The much-debated issue of multiple pensions for state officials is being brought to the plenary session of the Parliament this afternoon, with MPs being asked to express their positions on a government bill as well as twelve legislative proposals submitted by the parties.
The issue has been discussed extensively in numerous sessions of the Parliamentary Finance Committee, without however any clear conclusion to a solution that will satisfy the public sentiment for social justice on the one hand and address issues of unconstitutionality and vested rights on the other.
The bill and the legislative proposals were included in a supplementary agenda for the afternoon Plenary.
A central provision of the bill submitted by the Government is the establishment of a gratuity as a form of compensation for state officials who take up duties for the first time after the law comes into force, instead of a pension. Those who have already served or hold office retain their existing rights.
The amount of the gratuity will be calculated based on a special rate depending on the position, while a 3% contribution is also provided for by the officials to the Consolidated Fund or other competent body.
What do the proposed laws provide?
The package of legislative proposals being discussed in the Plenary Session of the Parliament includes regulations that change the pension regime for state officials, with the aim of fair treatment, preventing abuses and removing distortions that cause reactions in society.
Among other things, a bill proposed by DIKO President Nikolas Papadopoulos establishes a general principle that the pensions to which an official is entitled, if they come from multiple positions, will not exceed in total 50% of the highest pensionable earnings he had. Furthermore, if a retiree returns to an office or position, his pension will be suspended for the duration of his new term. Occupational pensions earned through long-term service in the public sector are excluded.
Another proposal by DISY MP Averof Neophytou allows retirees who take up public office again to receive their pension, but provides for a reduction in the compensation they will receive from the new position. Specifically, the total pension and salary will not exceed the regular salary of the position.
A series of proposals from MPs from various parties introduces new regulations for officials who take office. Among other things, it increases the retirement age to 65 for MPs, ministers, mayors, and members of independent committees whose limit is currently 60 years.
It also provides for the possibility of waiving a state pension by officials who are appointed or elected to a public office, function or position.
With the proposal of AKEL MP Irini Charalambidou, a tax rate of 90% is introduced for the part of pension income that exceeds €70.000 per year, without being added to the taxpayer's other income. The regulation aims to eliminate provocative incomes that cause public sentiment.

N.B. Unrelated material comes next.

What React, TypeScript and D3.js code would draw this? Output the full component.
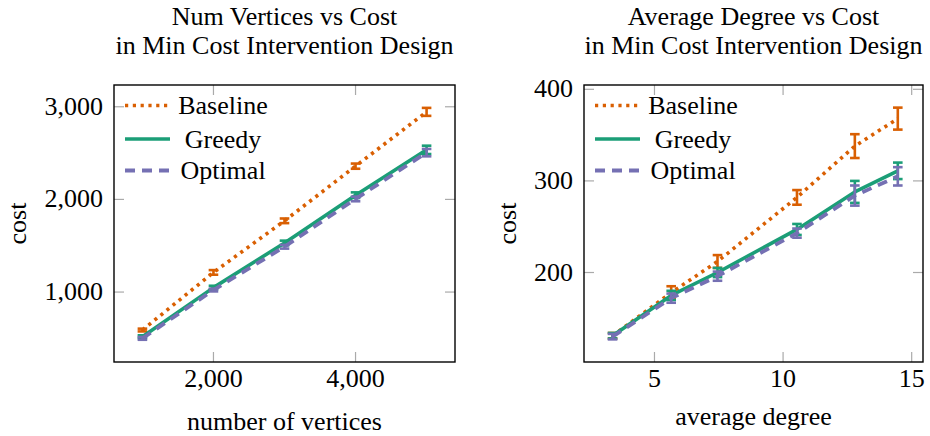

The Parliamentary Finance Committee suggested changes to several proposals, including setting the date of implementation of the legislation as June 1, 2026.
He also suggested strengthening the competence of the Accountant General for the practical implementation of the new rules.
It also removed a provision that provides for the payment to the fund of the Independent Social Support Agency of an amount resulting from the renunciation of a pension by an official.